The enactment of the Spanish Public Sector Regime Act 40/2015 in October 2015 is intended to make a deep review of the Public Sector in Spain and is bound to improve its effectiveness by clarifying some remarkable aspects such as its functioning, purposes and obligations, which were haphazardly regulated in different laws.
This law applies to all the levels of the Spanish Administration, both to the national organisms and those autonomous or local, as well as to any entity, body or agency irrespectively they are subject to public or private law, but linked or dependant of the Public Administration whilst exercising administrative powers.
For example, the areas of responsibility of the Ministry of Development include the control, organization and regulation of the services and the infrastructures within the scope of the maritime transport. Harbour Master’s offices all around Spain as well as the Safety and Rescue Agency (SASEMAR) are subordinated to this Ministry. Ports of the Estate Agency, which include the local Port Authorities, depend on this Ministry, which also has the competency to organize the Pilot’s service.

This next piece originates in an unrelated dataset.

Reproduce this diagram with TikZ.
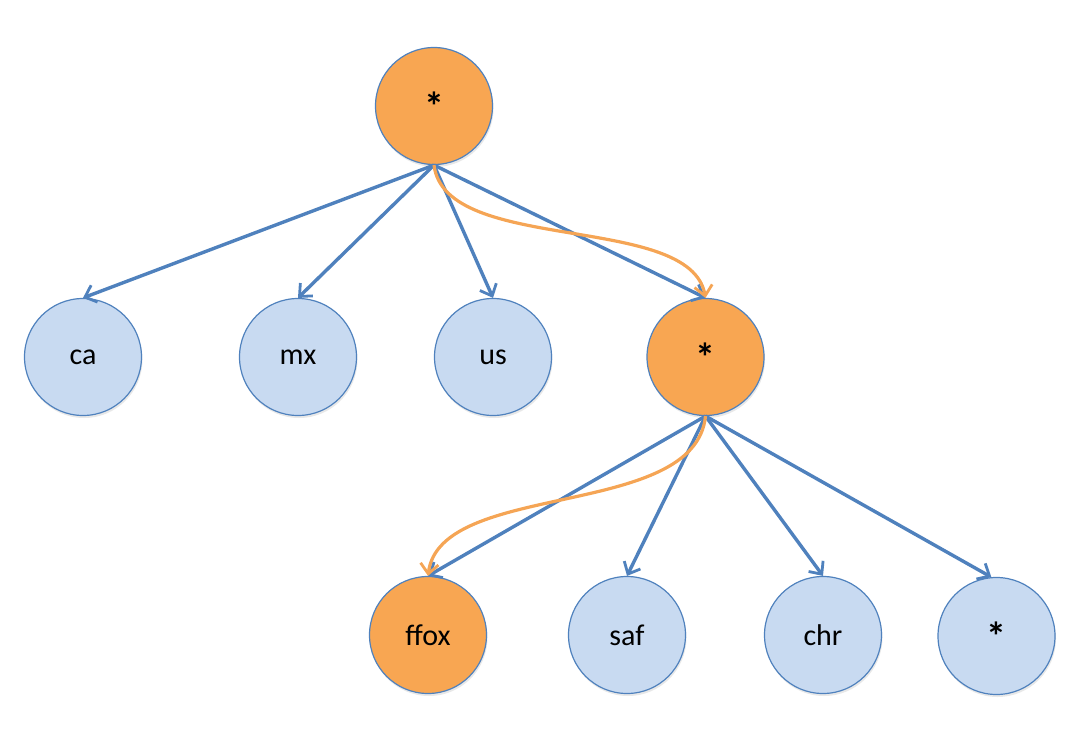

In Article 3 of this law the main principles that governs its activity are detailed and highlighted the responsibility for the public management of these services and the obligation to compensate for the damages that may be caused as a consequence of the public service provided.
The precedent Act and the one currently in force, Act 40/2015 recognizes the right of the individuals to be compensated for any damage suffered in their rights or assets always on the assumption that those damages were caused as a consequence of the normal or abnormal functioning of the public service, excluded those damages caused by force majeure or those that should be normally borne by the individuals according to the applicable regulation.
The most outstanding change introduced by this Act, is the recognition as a compensable event the damages caused as a consequence of the derogation of an internal law declared as being contrary to the EU regulations or contrary to the Spanish Constitution. Spanish Courts had already accepted in some case law this compensation, however it was not specifically included nor mentioned in any specific law. There was some controversy about the possibility to claim for compensation after the EU High Court of Justice by resolution dated 4th February 2010 that declared that some articles in the Spanish Law 48/2003 about Ports Financing regime, which granted some privileges or reductions to some maritime trades, were against the EU regulations. Now the situation has changed thanks to this law, which opens a door onto claims for this type of damages.
The term to sue the administration is one year counting as from the date the harmful event occurred or the damages were reported.
Thus, based on this Act, any private individual or company acting in the shipping industry which had suffered damages as a consequence of the normal or abnormal functioning of the maritime administration, may institute an action for compensation, always on the assumption that the prejudice suffered was the result of an unlawful, individually considered, effective and economically quantified damage, the concurrence of negligence on the party of the administration not being required.
As an example, Spanish Courts have reviewed the Administration damage liability in several resolution which condemned the State to compensate a ship-owner for the damages suffered as a consequence of the deficiencies reported in a ramp which caused the failure of some equipment during the loading operations, or declared the Terminal right to be compensated for the damages suffered as a consequence of the holes, cracks and flaws on the Terminal area due to the lack of maintenance by the Port Authorities.
In conclusion, this regulation protects the individuals vis a vis the Administration, but as any other civil liability it requires full evidence of the causal link between the harmful conduct and the damages suffered.